As the dignitaries gathered to mark the beginning of the Nisga'a adventure in self governance on May 11, the federal Indian Affairs minister "welcomed" the Nisga'a people "to the Canadian family."

Politics, of course, kept him from saying, "Welcome to the family of self governing nations," even though that was the goal the Nisga'a people set out to achieve more than a century ago.

The Indian Act was imposed on the Nisga'a people 113 long years ago and, you could say, it took them this long to finally wriggle out from underneath. If you look at the history, you wouldn't be out of line to say the Nisga'a should have been killed off.

That's not to say that the framers of the Act and their successors (Canada and British Columbia) didn't do their best to make sure they did kill off the Nisga'a people, and it's no thanks to them that they didn't.
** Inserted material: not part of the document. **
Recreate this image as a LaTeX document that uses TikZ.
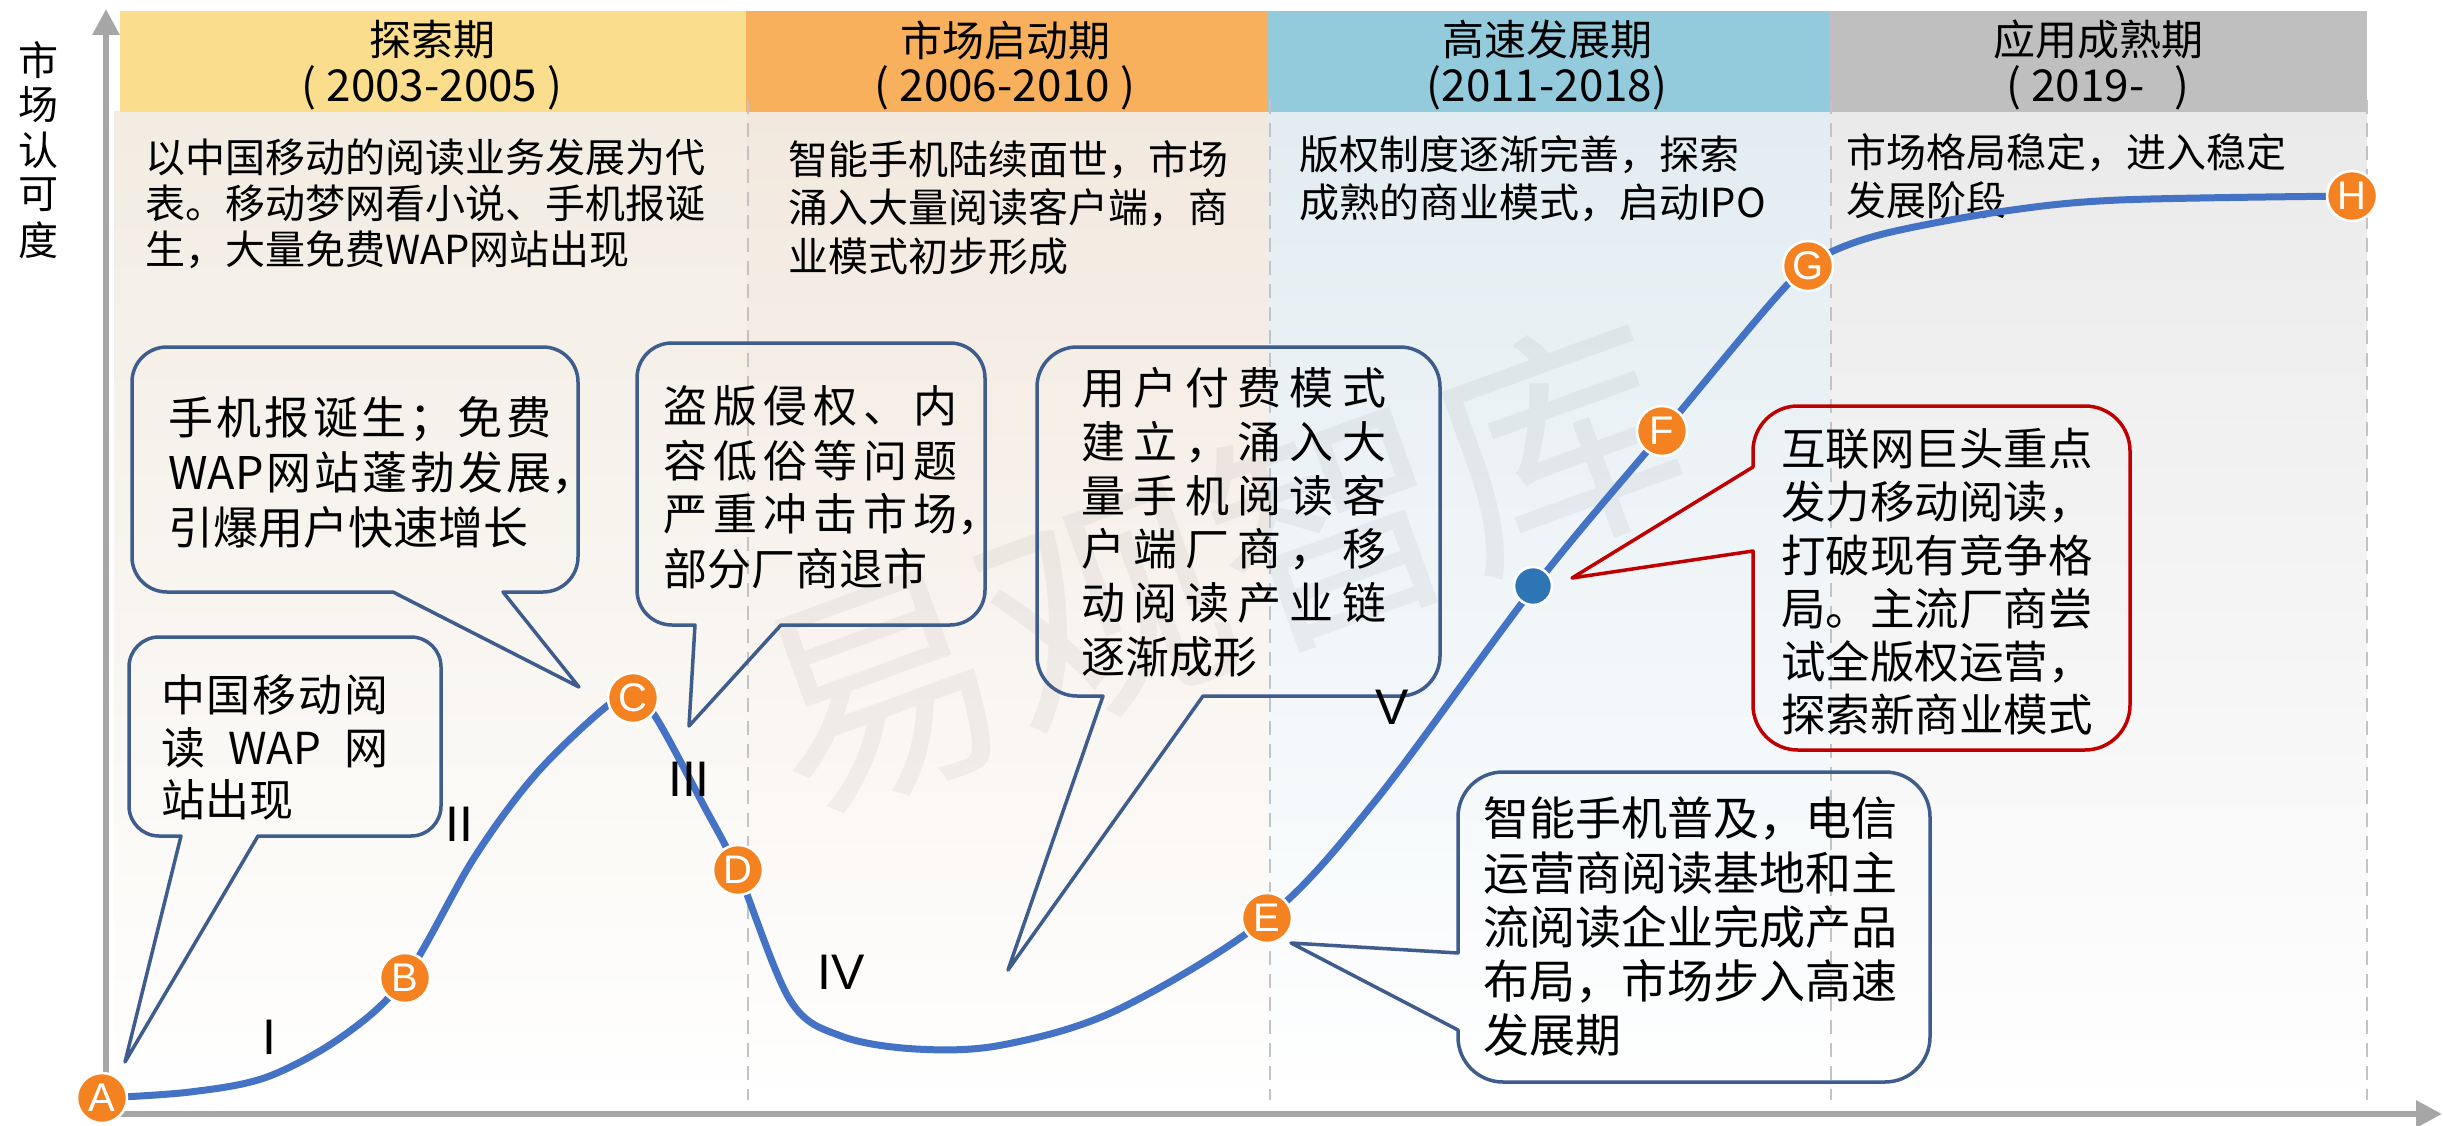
\documentclass[tikz,border=0pt]{standalone}
\usepackage{fontspec}
\setmainfont{Noto Sans CJK SC}
\newfontfamily\lsans{Liberation Sans}
\usetikzlibrary{arrows.meta}
\definecolor{hdA}{RGB}{250,222,142}
\definecolor{hdB}{RGB}{249,176,92}
\definecolor{hdC}{RGB}{147,203,221}
\definecolor{hdD}{RGB}{191,191,191}
\definecolor{bgA}{RGB}{242,236,226}
\definecolor{bgB}{RGB}{242,232,222}
\definecolor{bgC}{RGB}{226,236,241}
\definecolor{bgD}{RGB}{234,234,234}
\definecolor{axisgray}{RGB}{166,166,166}
\definecolor{dashgray}{RGB}{195,195,195}
\definecolor{curveblue}{RGB}{68,114,196}
\definecolor{callblue}{RGB}{62,92,140}
\definecolor{callred}{RGB}{192,0,0}
\definecolor{mkorange}{RGB}{245,130,32}
\definecolor{dotblue}{RGB}{46,117,182}
\newcommand\fsz[1]{\fontsize{#1}{#1}\selectfont}
\makeatletter
\def\jst@a#1#2{#1\ifx\relax#2\expandafter\@gobble\else\hfil\expandafter\jst@a\fi{#2}}
\newcommand\jline[2]{\makebox[#1][s]{\jst@a#2\relax}}
\makeatother
% bubble with tail on bottom edge: style, x1, ytop, x2, ybot, R, base1, base2, tip
\newcommand\bubB[9]{%
  \pgfmathsetmacro\kk{0.448*#6}%
  \draw[#1] (#7,#5) -- ({#2+#6},#5) .. controls ({#2+\kk},#5) and (#2,{#5-\kk}) .. (#2,{#5-#6})
   -- (#2,{#3+#6}) .. controls (#2,{#3+\kk}) and ({#2+\kk},#3) .. ({#2+#6},#3)
   -- ({#4-#6},#3) .. controls ({#4-\kk},#3) and (#4,{#3+\kk}) .. (#4,{#3+#6})
   -- (#4,{#5-#6}) .. controls (#4,{#5-\kk}) and ({#4-\kk},#5) .. ({#4-#6},#5)
   -- (#8,#5) -- (#9) -- cycle;}
% bubble with tail on left edge: style, x1, ytop, x2, ybot, R, upper base y, lower base y, tip
\newcommand\bubL[9]{%
  \pgfmathsetmacro\kk{0.448*#6}%
  \draw[#1] (#2,#7) -- (#2,{#3+#6}) .. controls (#2,{#3+\kk}) and ({#2+\kk},#3) .. ({#2+#6},#3)
   -- ({#4-#6},#3) .. controls ({#4-\kk},#3) and (#4,{#3+\kk}) .. (#4,{#3+#6})
   -- (#4,{#5-#6}) .. controls (#4,{#5-\kk}) and ({#4-\kk},#5) .. ({#4-#6},#5)
   -- ({#2+#6},#5) .. controls ({#2+\kk},#5) and (#2,{#5-\kk}) .. (#2,{#5-#6})
   -- (#2,#8) -- (#9) -- cycle;}
\begin{document}
\begin{tikzpicture}[x=1pt,y=-1pt,
  txt/.style={inner sep=0pt, anchor=west, text=black},
  hdtxt/.style={inner sep=0pt, text=black},
  callout/.style={draw=callblue, line width=3.5pt, line join=round},
  calloutred/.style={draw=callred, line width=3.5pt, line join=round},
  axisline/.style={draw=axisgray, line width=6pt, -{Triangle[length=26pt,width=26pt]}},
  dsh/.style={draw=dashgray, line width=2.5pt, dash pattern=on 14pt off 9pt},
  curveline/.style={draw=curveblue, line width=7pt, line cap=round},
  mk/.style={circle, fill=mkorange, draw=white, line width=2.5pt, minimum size=50pt, inner sep=0pt, text=white, font=\lsans\fsz{40}},
  rn/.style={inner sep=0pt, text=black, font=\lsans\fsz{50}}]
\useasboundingbox (0,0) rectangle (2443,1126);
\fill[white] (0,0) rectangle (2443,1126);
% panel backgrounds
\shade[top color=bgA, bottom color=white] (114,112) rectangle (746,1110);
\shade[top color=bgB, bottom color=white] (746,112) rectangle (1268,1110);
\shade[top color=bgC, bottom color=white] (1268,112) rectangle (1830,1110);
\shade[top color=bgD, bottom color=white] (1830,112) rectangle (2367,1110);
% headers
\fill[hdA] (120,11) rectangle (746,112);
\fill[hdB] (746,11) rectangle (1268,112);
\fill[hdC] (1268,11) rectangle (1830,112);
\fill[hdD] (1830,11) rectangle (2367,112);
% watermark
\node[font=\fsz{240}, text=black, text opacity=0.045, rotate=20, inner sep=0pt] (wm) at (1218,566) {易观智库};
% dashed separators
\foreach \xx in {748,1270,1831,2367} \draw[dsh] (\xx,100) -- (\xx,1100);
% header texts
\node[hdtxt, font=\fsz{42}] (h1t) at (432,40) {探索期};
\node[hdtxt, font=\fsz{44}] (h1y) at (432,88) {( 2003-2005 )};
\node[hdtxt, font=\fsz{42}] (h2t) at (1005,40) {市场启动期};
\node[hdtxt, font=\fsz{44}] (h2y) at (1005,88) {( 2006-2010 )};
\node[hdtxt, font=\fsz{42}] (h3t) at (1547,40) {高速发展期};
\node[hdtxt, font=\fsz{44}] (h3y) at (1547,88) {(2011-2018)};
\node[hdtxt, font=\fsz{42}] (h4t) at (2098,40) {应用成熟期};
\node[hdtxt, font=\fsz{44}] (h4y) at (2098,88) {( 2019-\hspace{30pt})};
% panel descriptions
\foreach \t [count=\i from 0] in {以中国移动的阅读业务发展为代, 表。移动梦网看小说、手机报诞, 生，大量免费WAP网站出现}
  \node[txt, font=\fsz{40}, name=pa\i] at (145,{157+\i*46.5}) {\t};
\foreach \t [count=\i from 0] in {智能手机陆续面世，市场, 涌入大量阅读客户端，商, 业模式初步形成}
  \node[txt, font=\fsz{40}, name=pb\i] at (788,{160+\i*48}) {\t};
\foreach \t [count=\i from 0] in {版权制度逐渐完善，探索, 成熟的商业模式，启动IPO}
  \node[txt, font=\fsz{40}, name=pc\i] at (1299,{155+\i*48}) {\t};
\foreach \t [count=\i from 0] in {市场格局稳定，进入稳定, 发展阶段}
  \node[txt, font=\fsz{40}, name=pd\i] at (1846,{153+\i*47}) {\t};
% y axis label
\foreach \c [count=\i from 0] in {市,场,认,可,度}
  \node[hdtxt, font=\fsz{40}, name=yl\i] at (38,{60+\i*45}) {\c};
% axes
\coordinate (O) at (106,1114);
\coordinate (ytip) at (106,9);
\coordinate (xtip) at (2442,1114);
\draw[axisline] (O) -- (ytip);
\draw[axisline] (O) -- (xtip);
% curve
\draw[curveline] plot[smooth, tension=0.55] coordinates {(102,1098) (190,1092) (267,1077) (343,1036) (405,978) (474,858) (536,774) (607,706) (633,697) (655,716) (704,806) (738,872) (790,1000) (841,1036) (916,1049) (1002,1045) (1117,1010) (1267,918) (1376,800) (1535,586) (1664,431) (1770,304) (1808,266) (1845,246) (1900,230) (2005,211) (2119,200) (2352,196)};
% callouts
\coordinate (tip1) at (125,1062);
\bubB{callout}{129}{637}{441}{836}{30}{181}{258}{tip1}
\coordinate (tip2) at (579,687);
\bubB{callout}{132}{347}{578}{592}{35}{393}{503}{tip2}
\coordinate (tip3) at (689,726);
\bubB{callout}{637}{343}{985}{625}{35}{695}{781}{tip3}
\coordinate (tip4) at (1008,970);
\bubB{callout}{1037}{347}{1440}{696}{40}{1103}{1203}{tip4}
\coordinate (tip5) at (1291,943);
\bubL{callout}{1458}{772}{1930}{1082}{45}{953}{1030}{tip5}
\coordinate (tip6) at (1572,578);
\bubL{calloutred}{1753}{406}{2130}{750}{45}{467}{551}{tip6}
% callout texts
\foreach \t [count=\i from 0] in {\jline{227pt}{中国移动阅}, \jline{227pt}{{读}{WAP}{网}}, 站出现}
  \node[txt, font=\fsz{44}, name=ca\i] at (161,{695+\i*52.5}) {\t};
\foreach \t [count=\i from 0] in {\jline{383pt}{手机报诞生；免费}, \jline{383pt}{{WAP}网站蓬勃发展}，, 引爆用户快速增长}
  \node[txt, font=\fsz{45}, name=cb\i] at (168,{419+\i*54}) {\t};
\foreach \t [count=\i from 0] in {\jline{294pt}{盗版侵权、内}, \jline{294pt}{容低俗等问题}, \jline{294pt}{严重冲击市场}，, 部分厂商退市}
  \node[txt, font=\fsz{44}, name=cc\i] at (663,{406+\i*54.3}) {\t};
\foreach \t [count=\i from 0] in {\jline{305pt}{用户付费模式}, \jline{305pt}{建立，涌入大}, \jline{305pt}{量手机阅读客}, \jline{305pt}{户端厂商，移}, \jline{305pt}{动阅读产业链}, 逐渐成形}
  \node[txt, font=\fsz{44}, name=cd\i] at (1081,{388+\i*53.8}) {\t};
\foreach \t [count=\i from 0] in {智能手机普及，电信, 运营商阅读基地和主, 流阅读企业完成产品, 布局，市场步入高速, 发展期}
  \node[txt, font=\fsz{46}, name=ce\i] at (1483,{819+\i*54}) {\t};
\foreach \t [count=\i from 0] in {互联网巨头重点, 发力移动阅读，, 打破现有竞争格, 局。主流厂商尝, 试全版权运营，, 探索新商业模式}
  \node[txt, font=\fsz{44.5}, name=cf\i] at (1781,{449+\i*53.2}) {\t};
% roman numerals
\node[rn] (r1) at (269,1037) {I};
\node[rn] (r2) at (459,824) {II};
\node[rn] (r3) at (689,779) {III};
\node[rn] (r4) at (841,972) {IV};
\node[rn] (r5) at (1392,707) {V};
% markers
\node[mk] (mA) at (102,1098) {A};
\node[mk] (mB) at (405,978) {B};
\node[mk] (mC) at (633,698) {C};
\node[mk] (mD) at (738,870) {D};
\node[mk] (mE) at (1267,918) {E};
\node[mk] (mF) at (1662,431) {F};
\node[mk] (mG) at (1808,266) {G};
\node[mk] (mH) at (2352,196) {H};
\node[circle, fill=dotblue, draw=white, line width=2.5pt, minimum size=38pt, inner sep=0pt] (dot) at (1533,586) {};
\end{tikzpicture}
\end{document}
All the time, effort, blood, sweat and tears of the Nisga'a people has, for the last 113 years, been dedicated to gaining their liberation from, as British Columbia Premier Ujjal Dosanjh so accurately described it, "the shackles of the Indian Act."

It's thanks to the astonishingly deep and powerful will to survive that lies within the hearts of all colonized Indigenous peoples, qualities that are clearly present in generous quantities in the Nisga'a people, that the Nisga'a have steered their canoe home through dangerous and mysterious waters - led by the likes of Dr. Frank Calder, James Gosnell, Alvin McKay and Dr. Joe Gosnell. Their journey will now be filled with a new set of unknown perils and adventures, but it will be their own and there's more than a bit of dignity in that.

That pale and bloodless comment by the Indian Affairs minister could have been - and should have been, we feel - a direct apology for more than 11 decades of torture and torment at the hands of the minister's various predecessors.

Two questions, Mr. Minister and Mr. Premier: If it was such a wonderful moment and such a triumph for justice, why was it so hard? And why did it take so long?

We pass along our congratulations and best wishes to the Nisga'a, secure in our belief that they will treat their Gitanyow neighbors much better than the Nisga'a have been treated by the Crown during the last century. We believe you'll work hard to find a good faith solution to the overlap question. We're sure you know far too much about oppression to want to be on the other side of it.